→ What is being asked: Nothing in the data should change when you return it, but leave the pictures out.

→ Data block:
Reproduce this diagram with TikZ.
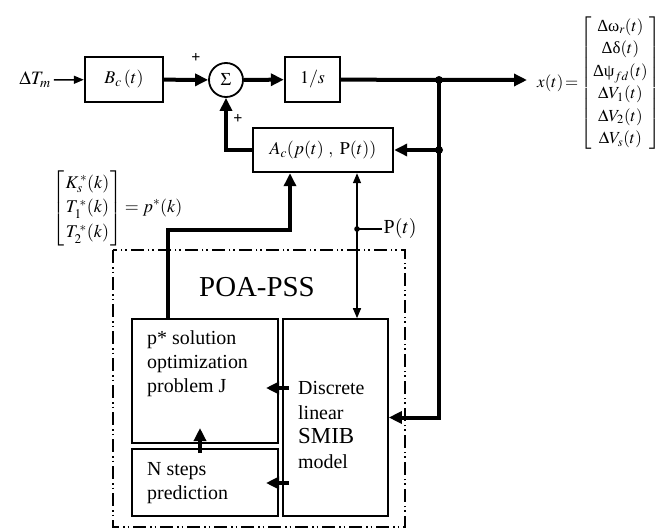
\documentclass[tikz,border=0pt]{standalone}
\usepackage{amsmath}
\usepackage{mathptmx}
\usepackage{fontspec}
\setmainfont{Liberation Serif}
\usetikzlibrary{arrows.meta,positioning}
\tikzset{
  poa block/.style={draw, line width=2.4bp, inner sep=0pt},
  poa sub/.style={draw, line width=1.6bp, inner sep=0pt},
  poa sum/.style={circle, draw, line width=1.8bp, minimum size=34bp, inner sep=0pt},
  poa thick/.style={line width=4bp},
  poa thin/.style={line width=1.5bp},
  poa big tip/.style={arrows={-Triangle[length=13bp,width=12bp]}},
  poa tip/.style={arrows={-Triangle[length=10bp,width=8bp]}},
  poa both/.style={arrows={Triangle[length=10bp,width=8bp]-Triangle[length=10bp,width=8bp]}},
  poa frame/.style={line width=1.3bp, dash pattern=on 13bp off 4bp on 1.5bp off 3bp on 1.5bp off 4bp},
  poa text/.style={inner sep=0pt, align=left, font=\fontsize{20}{24.5}\selectfont},
}

\begin{document}
\begin{tikzpicture}[x=1bp, y=-1bp, font=\fontsize{18}{22}\selectfont]
  \useasboundingbox (0,0) rectangle (670,530);

  % forward path of the SMIB model
  \node[inner sep=3bp, font=\fontsize{19}{22}\selectfont] (dTm) at (35,80) {$\Delta T_m$};
  \node[poa block, minimum width=78bp, minimum height=45bp] (Bc) at (124,79.5) {$B_c\,(t)$};
  \node[poa sum] (sum) at (226,80) {$\Sigma$};
  \node[poa block, minimum width=55bp, minimum height=45bp] (invs) at (312.5,79.5) {$1/s$};
  \node[poa block, minimum width=140bp, minimum height=44bp] (Ac) at (323,150) {$A_c(p(t)\ ,\ \mathrm{P}(t))$};
  \node[font=\fontsize{16}{18}\selectfont\bfseries] (plus1) at (196,58) {+};
  \node[font=\fontsize{16}{18}\selectfont\bfseries] (plus2) at (238,119) {+};
  \coordinate (j1) at (439,80);
  \coordinate (j2) at (439,150);
  \coordinate (xtip) at (527,80);
  \node[right=10bp of xtip, yshift=-3bp, inner sep=0pt, font=\fontsize{17}{22.5}\selectfont] (xvec)
    {$\arraycolsep=1.5bp x(t)\!=\!\left[\begin{array}{c}
      \text{Δω}_r(t)\\ \text{Δδ}(t)\\ \text{Δψ}_{fd}(t)\\
      \Delta V_1(t)\\ \Delta V_2(t)\\ \Delta V_s(t)
    \end{array}\right]$};

  % optimal parameter vector
  \node[anchor=west, inner sep=0pt, font=\fontsize{18}{25}\selectfont] (pvec) at (52,208)
    {$\arraycolsep=1.5bp\left[\begin{array}{c}
      K_s^{\,*}(k)\\ T_1^{\,*}(k)\\ T_2^{\,*}(k)
    \end{array}\right]\!= p^*(k)$};

  % POA-PSS controller
  \draw[poa frame] (113,250) rectangle (405,527);
  \node[font=\fontsize{29}{32}\selectfont] (poa) at (257,287) {POA-PSS};
  \node[poa sub, minimum width=146bp, minimum height=124bp] (pstar) at (205,381) {};
  \node[poa sub, minimum width=146bp, minimum height=67bp] (nsteps) at (205,482.5) {};
  \node[poa sub, minimum width=105bp, minimum height=197bp] (smib) at (335.5,417.5) {};
  \node[poa text, anchor=north west] (ptxt) at (147,330) {p* solution\\optimization\\problem J};
  \node[poa text, anchor=west] (ntxt) at (147,483) {N steps\\prediction};
  \node[poa text, anchor=west] (stxt) at (298,425) {Discrete\\linear\\{\fontsize{23}{25}\selectfont SMIB}\\model};

  % connectors
  \draw[poa thin, poa tip] (dTm) -- (Bc);
  \draw[poa thick, poa big tip] (Bc) -- (sum);
  \draw[poa thick, poa big tip] (sum) -- (invs);
  \draw[poa thick, poa big tip] (invs) -- (j1) -- (xtip);
  \draw[poa thick, poa big tip] (j1) |- (smib.east);
  \draw[poa thick, poa big tip] (j2) -- (Ac);
  \draw[poa thick, poa big tip] (Ac.west) -| (sum.south);
  \fill (j1) circle (4bp);
  \fill (j2) circle (4bp);

  % p* back to A_c
  \coordinate (pout) at (168,230);
  \coordinate (ain) at (290,230);
  \draw[poa thick, poa big tip] (pout |- pstar.north) -- (pout) -- (ain) -- (ain |- Ac.south);

  % P(t) tap
  \coordinate (ptap) at (357,229);
  \draw[poa thin, poa both] (ptap |- Ac.south) -- (ptap |- smib.north);
  \fill (ptap) circle (2.8bp);
  \node[anchor=west, inner sep=1.5bp, font=\fontsize{20}{22}\selectfont] (plab) at (382,229) {P$(t)$};
  \draw[poa thin] (ptap) -- (plab);

  % arrows inside the controller
  \coordinate (sa) at (289,388);
  \coordinate (sb) at (289,483);
  \coordinate (nup) at (200,453);
  \draw[poa thick, poa big tip] (sa) -- +(-23,0);
  \draw[poa thick, poa big tip] (sb) -- +(-23,0);
  \draw[poa thick, poa big tip] (nup) -- +(0,-25);
\end{tikzpicture}
\end{document}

→ Output for this exercise:
Reproduce this diagram with TikZ.
\documentclass[tikz,border=0pt]{standalone}
\usepackage{amsmath}
\usepackage{mathptmx}
\usepackage{fontspec}
\setmainfont{Liberation Serif}
\usetikzlibrary{arrows.meta,positioning}
\tikzset{
  poa block/.style={draw, line width=2.4bp, inner sep=0pt},
  poa sub/.style={draw, line width=1.6bp, inner sep=0pt},
  poa sum/.style={circle, draw, line width=1.8bp, minimum size=34bp, inner sep=0pt},
  poa thick/.style={line width=4bp},
  poa thin/.style={line width=1.5bp},
  poa big tip/.style={arrows={-Triangle[length=13bp,width=12bp]}},
  poa tip/.style={arrows={-Triangle[length=10bp,width=8bp]}},
  poa both/.style={arrows={Triangle[length=10bp,width=8bp]-Triangle[length=10bp,width=8bp]}},
  poa frame/.style={line width=1.3bp, dash pattern=on 13bp off 4bp on 1.5bp off 3bp on 1.5bp off 4bp},
  poa text/.style={inner sep=0pt, align=left, font=\fontsize{20}{24.5}\selectfont},
}

\begin{document}
\begin{tikzpicture}[x=1bp, y=-1bp, font=\fontsize{18}{22}\selectfont]
  \useasboundingbox (0,0) rectangle (670,530);

  % forward path of the SMIB model
  \node[inner sep=3bp, font=\fontsize{19}{22}\selectfont] (dTm) at (35,80) {$\Delta T_m$};
  \node[poa block, minimum width=78bp, minimum height=45bp] (Bc) at (124,79.5) {$B_c\,(t)$};
  \node[poa sum] (sum) at (226,80) {$\Sigma$};
  \node[poa block, minimum width=55bp, minimum height=45bp] (invs) at (312.5,79.5) {$1/s$};
  \node[poa block, minimum width=140bp, minimum height=44bp] (Ac) at (323,150) {$A_c(p(t)\ ,\ \mathrm{P}(t))$};
  \node[font=\fontsize{16}{18}\selectfont\bfseries] (plus1) at (196,58) {+};
  \node[font=\fontsize{16}{18}\selectfont\bfseries] (plus2) at (238,119) {+};
  \coordinate (j1) at (439,80);
  \coordinate (j2) at (439,150);
  \coordinate (xtip) at (527,80);
  \node[right=10bp of xtip, yshift=-3bp, inner sep=0pt, font=\fontsize{17}{22.5}\selectfont] (xvec)
    {$\arraycolsep=1.5bp x(t)\!=\!\left[\begin{array}{c}
      \text{Δω}_r(t)\\ \text{Δδ}(t)\\ \text{Δψ}_{fd}(t)\\
      \Delta V_1(t)\\ \Delta V_2(t)\\ \Delta V_s(t)
    \end{array}\right]$};

  % optimal parameter vector
  \node[anchor=west, inner sep=0pt, font=\fontsize{18}{25}\selectfont] (pvec) at (52,208)
    {$\arraycolsep=1.5bp\left[\begin{array}{c}
      K_s^{\,*}(k)\\ T_1^{\,*}(k)\\ T_2^{\,*}(k)
    \end{array}\right]\!= p^*(k)$};

  % POA-PSS controller
  \draw[poa frame] (113,250) rectangle (405,527);
  \node[font=\fontsize{29}{32}\selectfont] (poa) at (257,287) {POA-PSS};
  \node[poa sub, minimum width=146bp, minimum height=124bp] (pstar) at (205,381) {};
  \node[poa sub, minimum width=146bp, minimum height=67bp] (nsteps) at (205,482.5) {};
  \node[poa sub, minimum width=105bp, minimum height=197bp] (smib) at (335.5,417.5) {};
  \node[poa text, anchor=north west] (ptxt) at (147,330) {p* solution\\optimization\\problem J};
  \node[poa text, anchor=west] (ntxt) at (147,483) {N steps\\prediction};
  \node[poa text, anchor=west] (stxt) at (298,425) {Discrete\\linear\\{\fontsize{23}{25}\selectfont SMIB}\\model};

  % connectors
  \draw[poa thin, poa tip] (dTm) -- (Bc);
  \draw[poa thick, poa big tip] (Bc) -- (sum);
  \draw[poa thick, poa big tip] (sum) -- (invs);
  \draw[poa thick, poa big tip] (invs) -- (j1) -- (xtip);
  \draw[poa thick, poa big tip] (j1) |- (smib.east);
  \draw[poa thick, poa big tip] (j2) -- (Ac);
  \draw[poa thick, poa big tip] (Ac.west) -| (sum.south);
  \fill (j1) circle (4bp);
  \fill (j2) circle (4bp);

  % p* back to A_c
  \coordinate (pout) at (168,230);
  \coordinate (ain) at (290,230);
  \draw[poa thick, poa big tip] (pout |- pstar.north) -- (pout) -- (ain) -- (ain |- Ac.south);

  % P(t) tap
  \coordinate (ptap) at (357,229);
  \draw[poa thin, poa both] (ptap |- Ac.south) -- (ptap |- smib.north);
  \fill (ptap) circle (2.8bp);
  \node[anchor=west, inner sep=1.5bp, font=\fontsize{20}{22}\selectfont] (plab) at (382,229) {P$(t)$};
  \draw[poa thin] (ptap) -- (plab);

  % arrows inside the controller
  \coordinate (sa) at (289,388);
  \coordinate (sb) at (289,483);
  \coordinate (nup) at (200,453);
  \draw[poa thick, poa big tip] (sa) -- +(-23,0);
  \draw[poa thick, poa big tip] (sb) -- +(-23,0);
  \draw[poa thick, poa big tip] (nup) -- +(0,-25);
\end{tikzpicture}
\end{document}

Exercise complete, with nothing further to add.